Information provided:

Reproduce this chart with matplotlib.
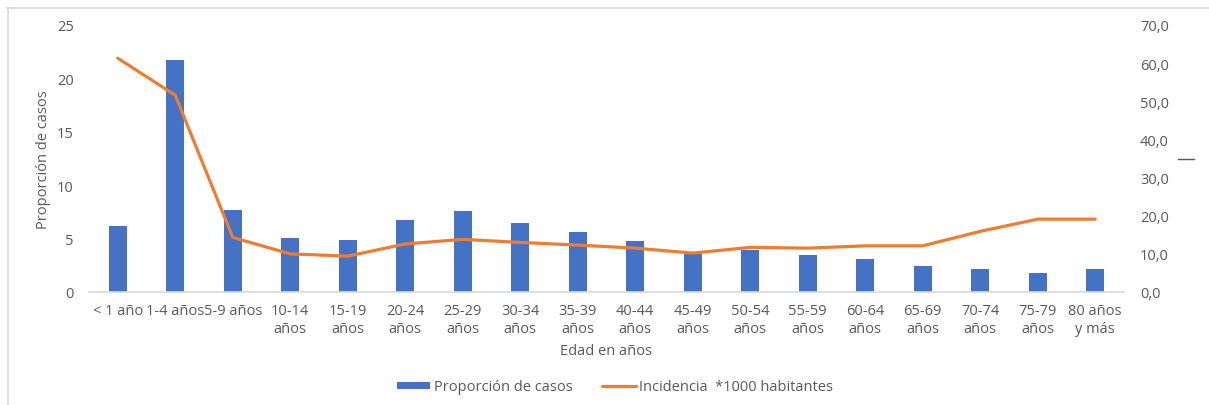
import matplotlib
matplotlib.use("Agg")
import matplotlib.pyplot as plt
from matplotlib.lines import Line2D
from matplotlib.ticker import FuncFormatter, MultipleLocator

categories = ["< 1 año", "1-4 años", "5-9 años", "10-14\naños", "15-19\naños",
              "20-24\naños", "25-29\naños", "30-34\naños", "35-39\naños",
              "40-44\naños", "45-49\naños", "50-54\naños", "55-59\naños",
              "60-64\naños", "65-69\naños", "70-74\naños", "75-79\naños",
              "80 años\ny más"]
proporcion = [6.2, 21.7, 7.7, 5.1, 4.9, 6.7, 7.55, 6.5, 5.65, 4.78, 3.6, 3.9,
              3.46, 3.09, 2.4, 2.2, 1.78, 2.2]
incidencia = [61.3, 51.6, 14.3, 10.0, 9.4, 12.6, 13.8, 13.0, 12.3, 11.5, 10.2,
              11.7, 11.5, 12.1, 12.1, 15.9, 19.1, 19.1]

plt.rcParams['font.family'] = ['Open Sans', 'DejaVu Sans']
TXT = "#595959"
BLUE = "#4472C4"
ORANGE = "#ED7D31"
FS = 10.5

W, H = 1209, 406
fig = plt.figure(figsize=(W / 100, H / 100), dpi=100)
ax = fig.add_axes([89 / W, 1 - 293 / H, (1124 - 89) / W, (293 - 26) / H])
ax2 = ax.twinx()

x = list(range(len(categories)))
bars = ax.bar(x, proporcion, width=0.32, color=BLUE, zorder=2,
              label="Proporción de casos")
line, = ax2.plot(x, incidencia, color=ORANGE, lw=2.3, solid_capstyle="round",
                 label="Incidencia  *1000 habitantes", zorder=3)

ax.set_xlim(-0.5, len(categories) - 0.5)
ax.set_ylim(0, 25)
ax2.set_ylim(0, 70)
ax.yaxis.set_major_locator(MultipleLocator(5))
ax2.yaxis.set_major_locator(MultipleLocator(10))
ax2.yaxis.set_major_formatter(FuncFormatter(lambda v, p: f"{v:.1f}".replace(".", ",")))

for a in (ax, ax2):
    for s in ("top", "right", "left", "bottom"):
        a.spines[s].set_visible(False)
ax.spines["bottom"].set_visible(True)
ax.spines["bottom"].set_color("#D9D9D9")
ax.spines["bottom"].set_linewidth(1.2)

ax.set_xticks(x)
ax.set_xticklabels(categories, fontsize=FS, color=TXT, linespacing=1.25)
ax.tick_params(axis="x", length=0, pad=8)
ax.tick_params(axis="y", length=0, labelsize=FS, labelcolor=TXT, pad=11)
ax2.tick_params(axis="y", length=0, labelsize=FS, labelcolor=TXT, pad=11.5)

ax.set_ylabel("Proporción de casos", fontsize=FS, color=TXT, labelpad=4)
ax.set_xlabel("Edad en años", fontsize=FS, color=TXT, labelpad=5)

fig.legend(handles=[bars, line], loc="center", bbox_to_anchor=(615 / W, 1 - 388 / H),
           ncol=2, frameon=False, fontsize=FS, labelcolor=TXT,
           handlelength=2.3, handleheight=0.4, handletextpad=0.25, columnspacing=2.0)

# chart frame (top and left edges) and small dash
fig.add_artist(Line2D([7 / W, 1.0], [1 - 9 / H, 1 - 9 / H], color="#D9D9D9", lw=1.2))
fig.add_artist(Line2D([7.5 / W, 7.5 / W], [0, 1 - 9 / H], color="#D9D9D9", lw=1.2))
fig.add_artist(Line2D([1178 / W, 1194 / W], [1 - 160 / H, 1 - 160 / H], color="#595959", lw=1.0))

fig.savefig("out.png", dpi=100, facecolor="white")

Exercise:
From the material above, copy everything exactly but the pictures.

Written answer:
Reproduce this chart with matplotlib.
import matplotlib
matplotlib.use("Agg")
import matplotlib.pyplot as plt
from matplotlib.lines import Line2D
from matplotlib.ticker import FuncFormatter, MultipleLocator

categories = ["< 1 año", "1-4 años", "5-9 años", "10-14\naños", "15-19\naños",
              "20-24\naños", "25-29\naños", "30-34\naños", "35-39\naños",
              "40-44\naños", "45-49\naños", "50-54\naños", "55-59\naños",
              "60-64\naños", "65-69\naños", "70-74\naños", "75-79\naños",
              "80 años\ny más"]
proporcion = [6.2, 21.7, 7.7, 5.1, 4.9, 6.7, 7.55, 6.5, 5.65, 4.78, 3.6, 3.9,
              3.46, 3.09, 2.4, 2.2, 1.78, 2.2]
incidencia = [61.3, 51.6, 14.3, 10.0, 9.4, 12.6, 13.8, 13.0, 12.3, 11.5, 10.2,
              11.7, 11.5, 12.1, 12.1, 15.9, 19.1, 19.1]

plt.rcParams['font.family'] = ['Open Sans', 'DejaVu Sans']
TXT = "#595959"
BLUE = "#4472C4"
ORANGE = "#ED7D31"
FS = 10.5

W, H = 1209, 406
fig = plt.figure(figsize=(W / 100, H / 100), dpi=100)
ax = fig.add_axes([89 / W, 1 - 293 / H, (1124 - 89) / W, (293 - 26) / H])
ax2 = ax.twinx()

x = list(range(len(categories)))
bars = ax.bar(x, proporcion, width=0.32, color=BLUE, zorder=2,
              label="Proporción de casos")
line, = ax2.plot(x, incidencia, color=ORANGE, lw=2.3, solid_capstyle="round",
                 label="Incidencia  *1000 habitantes", zorder=3)

ax.set_xlim(-0.5, len(categories) - 0.5)
ax.set_ylim(0, 25)
ax2.set_ylim(0, 70)
ax.yaxis.set_major_locator(MultipleLocator(5))
ax2.yaxis.set_major_locator(MultipleLocator(10))
ax2.yaxis.set_major_formatter(FuncFormatter(lambda v, p: f"{v:.1f}".replace(".", ",")))

for a in (ax, ax2):
    for s in ("top", "right", "left", "bottom"):
        a.spines[s].set_visible(False)
ax.spines["bottom"].set_visible(True)
ax.spines["bottom"].set_color("#D9D9D9")
ax.spines["bottom"].set_linewidth(1.2)

ax.set_xticks(x)
ax.set_xticklabels(categories, fontsize=FS, color=TXT, linespacing=1.25)
ax.tick_params(axis="x", length=0, pad=8)
ax.tick_params(axis="y", length=0, labelsize=FS, labelcolor=TXT, pad=11)
ax2.tick_params(axis="y", length=0, labelsize=FS, labelcolor=TXT, pad=11.5)

ax.set_ylabel("Proporción de casos", fontsize=FS, color=TXT, labelpad=4)
ax.set_xlabel("Edad en años", fontsize=FS, color=TXT, labelpad=5)

fig.legend(handles=[bars, line], loc="center", bbox_to_anchor=(615 / W, 1 - 388 / H),
           ncol=2, frameon=False, fontsize=FS, labelcolor=TXT,
           handlelength=2.3, handleheight=0.4, handletextpad=0.25, columnspacing=2.0)

# chart frame (top and left edges) and small dash
fig.add_artist(Line2D([7 / W, 1.0], [1 - 9 / H, 1 - 9 / H], color="#D9D9D9", lw=1.2))
fig.add_artist(Line2D([7.5 / W, 7.5 / W], [0, 1 - 9 / H], color="#D9D9D9", lw=1.2))
fig.add_artist(Line2D([1178 / W, 1194 / W], [1 - 160 / H, 1 - 160 / H], color="#595959", lw=1.0))

fig.savefig("out.png", dpi=100, facecolor="white")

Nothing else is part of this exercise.